2. Oloferne era un generale babilonese dell’esercito di Nabuccodonosor che imperversava per la Giudea. Giuditta, donna giudea famosa per la sua intelligenza, si introdusse nell’accampamento fingendo di aver tradito il suo popolo per compiacere il nemico e profittò dell’ubriachezza del condottiero per decapitarlo, lasciando l’esercito avversario privo di comandante. L’episodio biblico è citato anche da Dante Alighieri che lo scambia per assiro (Divina Commedia, Purgatorio, canto XII, vv. 58 – 60).
3. In Psicologia della vita amorosa, Freud citò la figura di Giuditta come una di quelle donne la cui verginità è protetta da un tabù, facendo riferimento ad una tragedia di Friedrich Hebbel che dava per non consumato il suo primo ed unico matrimonio.

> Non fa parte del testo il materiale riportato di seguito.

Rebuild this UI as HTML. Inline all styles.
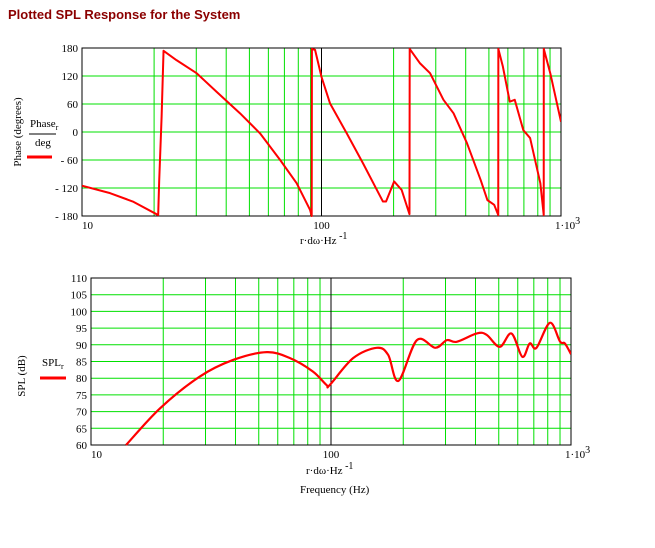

4. Solo per citarne alcuni: Giuseppe Cesari, Cavalier d’Arpino, “Giuditta con la testa di Oloferne”, 1605-1610, olio su tela, Berkeley Art Museum, Berkeley, Giovanni Baglione, “Giuditta con la testa di Oloferne”, 1608, olio su tela, Galleria Borghese, Roma, Giovan Francesco Guerrieri, “Giuditta e Oloferne”, 1615-1618, olio su tela, Banca Popolare dell’Adriatico, Pesaro, Carlo Saraceni, “Giuditta con la testa di Oloferne”, 1618 ca, olio su tela, Fondazione di Studi di Storia dell’Arte Roberto Longhi, Firenze, Lionello Spada, “Giuditta con la testa di Oloferne”, 1618-1619, olio su tela, Galleria Nazionale, Parma, Domenico Fiasella, “Giuditta con la testa di Oloferne”, 1626, olio su tela, Musei Civici di Novara.
5. Il libro di Giuditta Bibbia è un testo della Bibbia cattolica assente dalla Bibbia ebraica e considerato apocrifo dalla tradizione protestante.
6. La prima “Giuditta e l’ancella” della Gentileschi, 1611-1614, è alla Collezione Lemme, Roma.
7. La tela lascia inoltre intravedere come, sotto la guida paterna, Artemisia, oltre ad assimilare il realismo del Caravaggio, non sia stata indifferente al linguaggio della scuola bolognese, che aveva preso le mosse da Annibale Carracci.
Il presente saggio ha scopo esclusivo di studio scientifico non lucrativo. Gli Autori sono disponibili a riconoscere eventuali fonti e autori delle immagini reperite sul web.